Wednesday, July 1, 2009

Retry from Post 1

I realized that my first post in the comments section for Blog #1 was not complete.  Here's the right one:

In ski instructor training we have the developmental stages drilled into us.  We have to pass written tests proving that we know how those stages relate to our sport.  It’s interesting to see how those cognitive, physical, affective, and social realms that I worked with every day on the ski slope can translate into a classroom environment. 
 

For example, as a sports instructor, the importance of nutrition, hydration, and care for a student’s physical self is as important as whatever skill I’m trying to teach.  It’s great to see an authority about child development tell me that these factors are as important for “classroom” learning as they are on the hill. 

 

Another example would be the tendency of six year olds, as described by Mr.
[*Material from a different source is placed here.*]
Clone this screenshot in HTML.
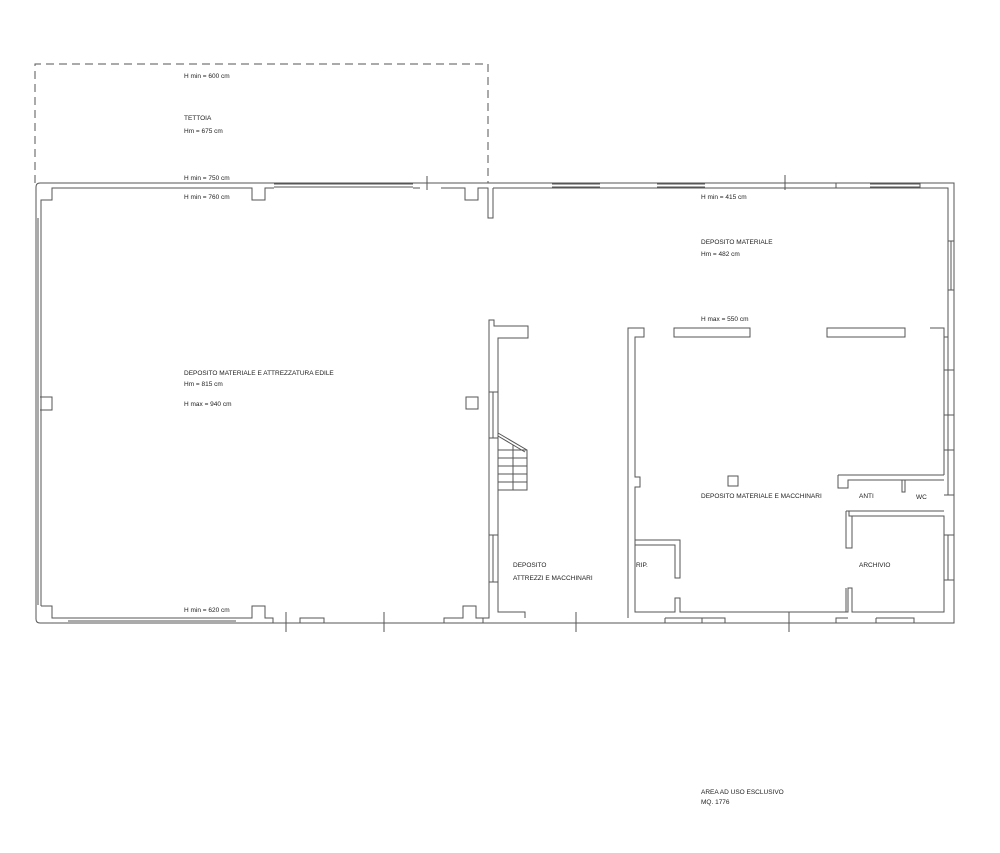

Wood, to engage in more dramatic and cooperative play than five year olds.  I often taught the more skilled five and six year old skiers and it was easy to tell the student’s ages by their participation and enjoyment in many of the games.  One game, a variation of Red Light Green Light that involved performing a variety of different actions while skiing (hopping, dancing, touching the ground, etc) while not running into each other was usually a hit with six year olds. They got to play at being ski coach and they had to work together as best they could to stay in a group and not fall down.  Five year olds, on the other hand, tended to be less aware of their own space and were less interested in the pretend aspect of the game.

 

Questions

How much harm can be done to a child or classroom by well-intentioned educators and parents trying to improperly apply these practical theories of development?  Where do the kids who have undiagnosed disabilities fit in?  I’m thinking specifically of students with autistic disorders, but it seems like there are so many kids in the classrooms I’ve been in that are major outliers to these milestones.  How can we as educators make sure that we don’t use this material as doctrine, but rather as a guideline.  I appreciate Leah’s reticence to buy in too much without direct experience.  It seems like the annals of educational theory are full of ideas that seemed really sound at the time, but were later shown to be everything from useless to tragic.  (Nope, no concrete examples beyond the common schools movement, but I’m sure they are out there.)